----- INFORMATION SUPPLIED -----
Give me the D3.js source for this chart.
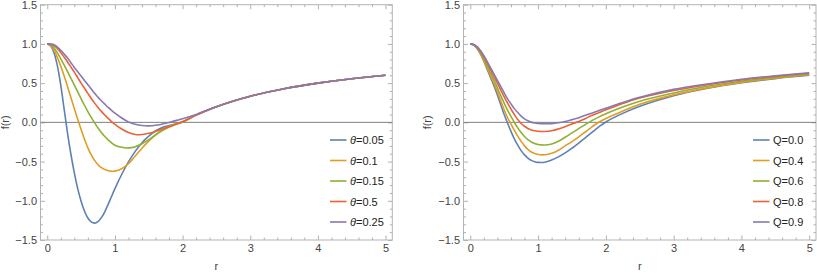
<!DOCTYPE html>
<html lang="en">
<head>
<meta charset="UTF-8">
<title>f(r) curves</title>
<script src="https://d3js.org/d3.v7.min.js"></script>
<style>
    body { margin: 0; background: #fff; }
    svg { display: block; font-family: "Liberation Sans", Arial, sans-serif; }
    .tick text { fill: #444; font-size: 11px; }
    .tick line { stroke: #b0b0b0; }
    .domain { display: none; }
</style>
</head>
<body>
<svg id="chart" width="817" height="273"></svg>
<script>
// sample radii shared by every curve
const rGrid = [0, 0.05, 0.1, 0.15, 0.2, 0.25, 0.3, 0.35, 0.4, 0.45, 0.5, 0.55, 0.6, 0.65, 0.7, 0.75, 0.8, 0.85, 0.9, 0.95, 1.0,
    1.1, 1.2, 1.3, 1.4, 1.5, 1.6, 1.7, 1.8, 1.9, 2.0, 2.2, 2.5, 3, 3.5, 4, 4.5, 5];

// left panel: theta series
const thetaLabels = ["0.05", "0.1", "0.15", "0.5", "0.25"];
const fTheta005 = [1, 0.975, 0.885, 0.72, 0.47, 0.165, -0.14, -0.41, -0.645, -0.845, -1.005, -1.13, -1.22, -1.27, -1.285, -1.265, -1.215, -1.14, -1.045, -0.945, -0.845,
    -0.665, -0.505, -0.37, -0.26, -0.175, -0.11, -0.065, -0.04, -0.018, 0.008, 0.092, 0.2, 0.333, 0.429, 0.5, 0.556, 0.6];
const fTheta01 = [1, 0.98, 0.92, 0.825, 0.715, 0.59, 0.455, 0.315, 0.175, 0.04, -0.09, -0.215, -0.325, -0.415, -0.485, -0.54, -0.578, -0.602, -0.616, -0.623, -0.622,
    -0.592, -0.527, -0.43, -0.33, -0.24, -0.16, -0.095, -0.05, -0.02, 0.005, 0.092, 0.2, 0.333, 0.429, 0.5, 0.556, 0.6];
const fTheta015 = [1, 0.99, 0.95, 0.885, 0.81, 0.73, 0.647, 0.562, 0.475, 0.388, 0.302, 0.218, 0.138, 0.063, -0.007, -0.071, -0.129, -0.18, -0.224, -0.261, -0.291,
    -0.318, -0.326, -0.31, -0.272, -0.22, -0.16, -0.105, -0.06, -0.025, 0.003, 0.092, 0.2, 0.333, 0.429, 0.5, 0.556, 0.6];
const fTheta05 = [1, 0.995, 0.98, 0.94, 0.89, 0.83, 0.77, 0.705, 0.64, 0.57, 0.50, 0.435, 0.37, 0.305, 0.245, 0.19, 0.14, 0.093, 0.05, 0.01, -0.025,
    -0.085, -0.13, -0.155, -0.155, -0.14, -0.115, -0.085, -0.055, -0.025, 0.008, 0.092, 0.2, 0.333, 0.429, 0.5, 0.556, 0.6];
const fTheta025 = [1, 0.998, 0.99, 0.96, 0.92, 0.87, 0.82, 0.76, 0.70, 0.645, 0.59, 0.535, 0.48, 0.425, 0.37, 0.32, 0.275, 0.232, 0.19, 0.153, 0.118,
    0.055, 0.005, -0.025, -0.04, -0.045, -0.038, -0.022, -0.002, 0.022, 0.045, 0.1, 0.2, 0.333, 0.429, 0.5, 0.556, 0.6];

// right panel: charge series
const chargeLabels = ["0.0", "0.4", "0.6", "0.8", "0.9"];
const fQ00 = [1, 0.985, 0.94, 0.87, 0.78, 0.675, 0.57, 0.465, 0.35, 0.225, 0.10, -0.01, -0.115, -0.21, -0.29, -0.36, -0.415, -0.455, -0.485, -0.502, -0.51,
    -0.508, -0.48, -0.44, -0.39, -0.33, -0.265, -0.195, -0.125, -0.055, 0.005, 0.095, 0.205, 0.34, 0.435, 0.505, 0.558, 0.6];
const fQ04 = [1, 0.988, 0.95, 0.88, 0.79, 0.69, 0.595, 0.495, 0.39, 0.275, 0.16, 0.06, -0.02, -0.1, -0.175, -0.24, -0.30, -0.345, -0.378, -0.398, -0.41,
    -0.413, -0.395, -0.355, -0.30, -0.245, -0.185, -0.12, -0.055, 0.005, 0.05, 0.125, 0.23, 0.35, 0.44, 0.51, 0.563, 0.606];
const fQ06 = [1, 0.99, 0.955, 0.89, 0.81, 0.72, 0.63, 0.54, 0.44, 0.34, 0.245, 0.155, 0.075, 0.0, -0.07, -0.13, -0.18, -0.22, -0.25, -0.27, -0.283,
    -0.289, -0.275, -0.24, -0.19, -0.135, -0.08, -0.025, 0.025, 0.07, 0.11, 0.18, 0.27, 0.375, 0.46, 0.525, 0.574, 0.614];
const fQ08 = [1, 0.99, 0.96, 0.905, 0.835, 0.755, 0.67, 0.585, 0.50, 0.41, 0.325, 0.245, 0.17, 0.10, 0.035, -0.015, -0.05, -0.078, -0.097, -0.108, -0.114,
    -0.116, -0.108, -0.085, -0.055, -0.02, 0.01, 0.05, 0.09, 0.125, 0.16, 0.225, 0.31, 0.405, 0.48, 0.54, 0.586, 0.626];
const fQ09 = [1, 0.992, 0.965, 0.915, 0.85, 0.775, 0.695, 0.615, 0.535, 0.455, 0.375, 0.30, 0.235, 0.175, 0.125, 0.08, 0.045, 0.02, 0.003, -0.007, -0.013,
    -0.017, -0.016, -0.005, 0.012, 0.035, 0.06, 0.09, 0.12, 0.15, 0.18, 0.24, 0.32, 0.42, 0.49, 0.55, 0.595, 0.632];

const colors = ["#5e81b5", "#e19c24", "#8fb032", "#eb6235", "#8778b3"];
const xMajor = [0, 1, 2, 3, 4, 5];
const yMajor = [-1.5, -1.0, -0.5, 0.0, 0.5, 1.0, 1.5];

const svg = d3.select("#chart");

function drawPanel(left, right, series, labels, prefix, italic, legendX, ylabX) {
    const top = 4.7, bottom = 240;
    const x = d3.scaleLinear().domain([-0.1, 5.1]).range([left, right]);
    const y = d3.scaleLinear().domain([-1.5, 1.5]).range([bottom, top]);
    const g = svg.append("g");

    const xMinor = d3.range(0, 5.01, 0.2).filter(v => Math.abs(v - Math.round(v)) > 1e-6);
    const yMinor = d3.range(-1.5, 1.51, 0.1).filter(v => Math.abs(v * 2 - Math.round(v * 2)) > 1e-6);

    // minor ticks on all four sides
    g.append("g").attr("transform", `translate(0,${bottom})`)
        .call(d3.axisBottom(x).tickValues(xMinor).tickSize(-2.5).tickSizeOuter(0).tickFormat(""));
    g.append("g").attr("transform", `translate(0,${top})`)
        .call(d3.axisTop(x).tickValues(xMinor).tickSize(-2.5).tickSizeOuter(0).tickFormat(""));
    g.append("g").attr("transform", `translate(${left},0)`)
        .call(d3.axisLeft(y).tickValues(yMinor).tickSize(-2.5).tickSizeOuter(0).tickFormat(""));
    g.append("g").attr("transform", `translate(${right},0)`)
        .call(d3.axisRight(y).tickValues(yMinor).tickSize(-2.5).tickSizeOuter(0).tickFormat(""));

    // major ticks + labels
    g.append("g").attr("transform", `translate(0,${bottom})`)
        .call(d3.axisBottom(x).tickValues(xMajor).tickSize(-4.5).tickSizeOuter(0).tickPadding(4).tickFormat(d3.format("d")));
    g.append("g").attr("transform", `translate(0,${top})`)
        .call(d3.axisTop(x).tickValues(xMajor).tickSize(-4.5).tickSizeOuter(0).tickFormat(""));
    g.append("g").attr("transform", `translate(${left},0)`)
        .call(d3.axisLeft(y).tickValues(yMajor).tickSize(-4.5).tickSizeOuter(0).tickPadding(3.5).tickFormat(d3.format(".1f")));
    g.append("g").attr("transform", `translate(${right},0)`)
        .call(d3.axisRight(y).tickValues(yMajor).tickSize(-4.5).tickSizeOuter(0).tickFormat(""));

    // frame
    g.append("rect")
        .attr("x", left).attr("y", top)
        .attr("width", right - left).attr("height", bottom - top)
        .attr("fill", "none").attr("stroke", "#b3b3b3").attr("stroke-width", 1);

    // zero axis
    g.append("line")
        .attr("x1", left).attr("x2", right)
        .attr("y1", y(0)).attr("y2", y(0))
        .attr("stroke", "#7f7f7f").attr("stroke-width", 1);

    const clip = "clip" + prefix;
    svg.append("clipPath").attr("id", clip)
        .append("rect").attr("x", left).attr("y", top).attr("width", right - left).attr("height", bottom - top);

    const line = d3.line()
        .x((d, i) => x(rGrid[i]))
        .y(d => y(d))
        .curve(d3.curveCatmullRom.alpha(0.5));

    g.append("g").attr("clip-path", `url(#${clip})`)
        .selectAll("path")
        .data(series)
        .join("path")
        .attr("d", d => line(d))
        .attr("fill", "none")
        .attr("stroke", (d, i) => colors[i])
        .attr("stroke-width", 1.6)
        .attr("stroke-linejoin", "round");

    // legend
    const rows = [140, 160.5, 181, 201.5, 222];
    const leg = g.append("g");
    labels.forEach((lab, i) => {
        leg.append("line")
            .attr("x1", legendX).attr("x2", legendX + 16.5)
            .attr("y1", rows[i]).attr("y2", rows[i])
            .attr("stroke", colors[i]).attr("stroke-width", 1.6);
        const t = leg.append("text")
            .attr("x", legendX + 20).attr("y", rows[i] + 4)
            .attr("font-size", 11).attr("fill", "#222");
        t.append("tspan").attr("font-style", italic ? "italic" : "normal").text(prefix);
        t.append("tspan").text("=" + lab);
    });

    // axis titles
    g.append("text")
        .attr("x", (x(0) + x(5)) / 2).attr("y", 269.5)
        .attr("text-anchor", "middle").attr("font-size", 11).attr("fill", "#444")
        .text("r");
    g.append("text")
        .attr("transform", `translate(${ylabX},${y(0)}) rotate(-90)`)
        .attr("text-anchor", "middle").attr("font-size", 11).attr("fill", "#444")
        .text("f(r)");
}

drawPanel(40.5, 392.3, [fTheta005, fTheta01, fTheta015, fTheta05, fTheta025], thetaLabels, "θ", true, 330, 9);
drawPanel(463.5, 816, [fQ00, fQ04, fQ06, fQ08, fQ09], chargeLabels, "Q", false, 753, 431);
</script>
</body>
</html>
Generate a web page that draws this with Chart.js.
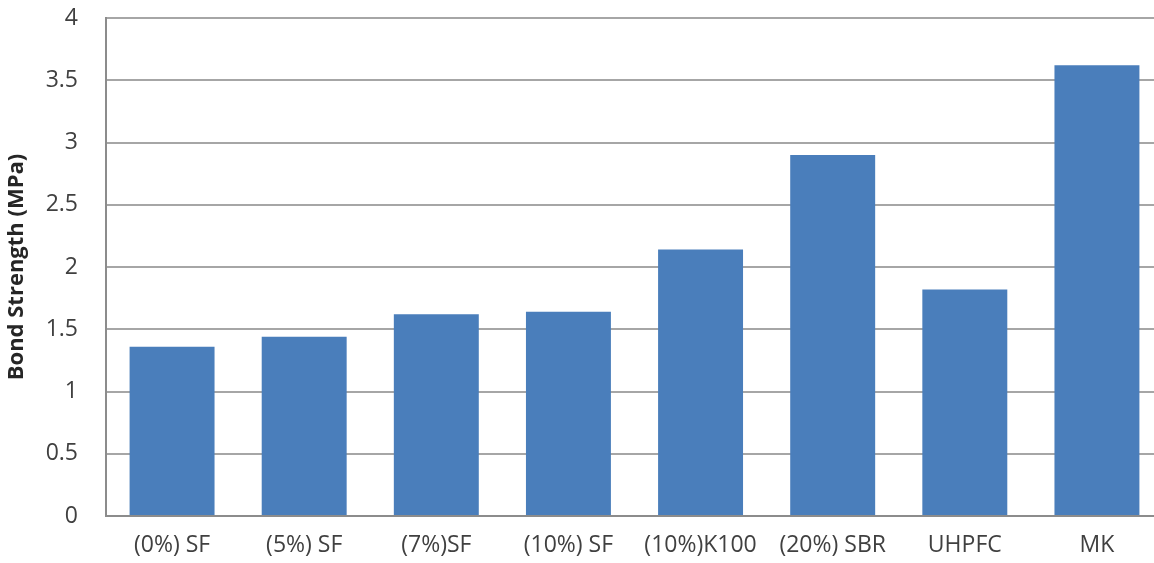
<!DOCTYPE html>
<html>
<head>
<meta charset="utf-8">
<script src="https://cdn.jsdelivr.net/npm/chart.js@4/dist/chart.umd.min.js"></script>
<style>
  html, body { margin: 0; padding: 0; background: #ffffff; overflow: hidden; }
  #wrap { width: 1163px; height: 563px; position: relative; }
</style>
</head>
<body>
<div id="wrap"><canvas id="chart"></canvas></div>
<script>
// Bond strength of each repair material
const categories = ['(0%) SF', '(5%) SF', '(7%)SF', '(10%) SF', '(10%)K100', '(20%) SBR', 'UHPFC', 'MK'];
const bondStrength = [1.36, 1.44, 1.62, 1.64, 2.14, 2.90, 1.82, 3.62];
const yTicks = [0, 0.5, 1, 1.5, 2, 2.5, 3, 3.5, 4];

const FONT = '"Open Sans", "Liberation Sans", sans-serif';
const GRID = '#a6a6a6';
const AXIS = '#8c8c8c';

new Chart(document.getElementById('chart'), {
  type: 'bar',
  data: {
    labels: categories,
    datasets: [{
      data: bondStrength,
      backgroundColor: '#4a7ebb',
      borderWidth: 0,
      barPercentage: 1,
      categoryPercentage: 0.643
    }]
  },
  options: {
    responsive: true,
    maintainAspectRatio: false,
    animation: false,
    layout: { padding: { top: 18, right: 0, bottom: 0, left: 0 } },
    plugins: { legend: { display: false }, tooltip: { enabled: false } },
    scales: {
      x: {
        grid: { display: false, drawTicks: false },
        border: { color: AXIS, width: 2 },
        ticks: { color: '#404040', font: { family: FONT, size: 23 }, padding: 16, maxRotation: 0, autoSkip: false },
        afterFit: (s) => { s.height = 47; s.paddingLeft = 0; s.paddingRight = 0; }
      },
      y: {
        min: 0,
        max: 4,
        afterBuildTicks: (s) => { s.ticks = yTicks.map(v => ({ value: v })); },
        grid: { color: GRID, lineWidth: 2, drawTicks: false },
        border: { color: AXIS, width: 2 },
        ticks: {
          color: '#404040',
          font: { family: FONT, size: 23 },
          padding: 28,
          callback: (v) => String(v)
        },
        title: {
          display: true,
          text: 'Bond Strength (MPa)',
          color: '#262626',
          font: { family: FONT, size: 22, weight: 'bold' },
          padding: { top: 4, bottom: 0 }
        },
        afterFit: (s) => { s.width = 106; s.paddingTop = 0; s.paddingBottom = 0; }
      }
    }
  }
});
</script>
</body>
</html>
-----
**WHAT IS REQUIRED:** Extract every line containing the string "this" from the data above.

**WRITTEN ANSWER:**
Give me the D3.js source for this chart.
Generate a web page that draws this with Chart.js.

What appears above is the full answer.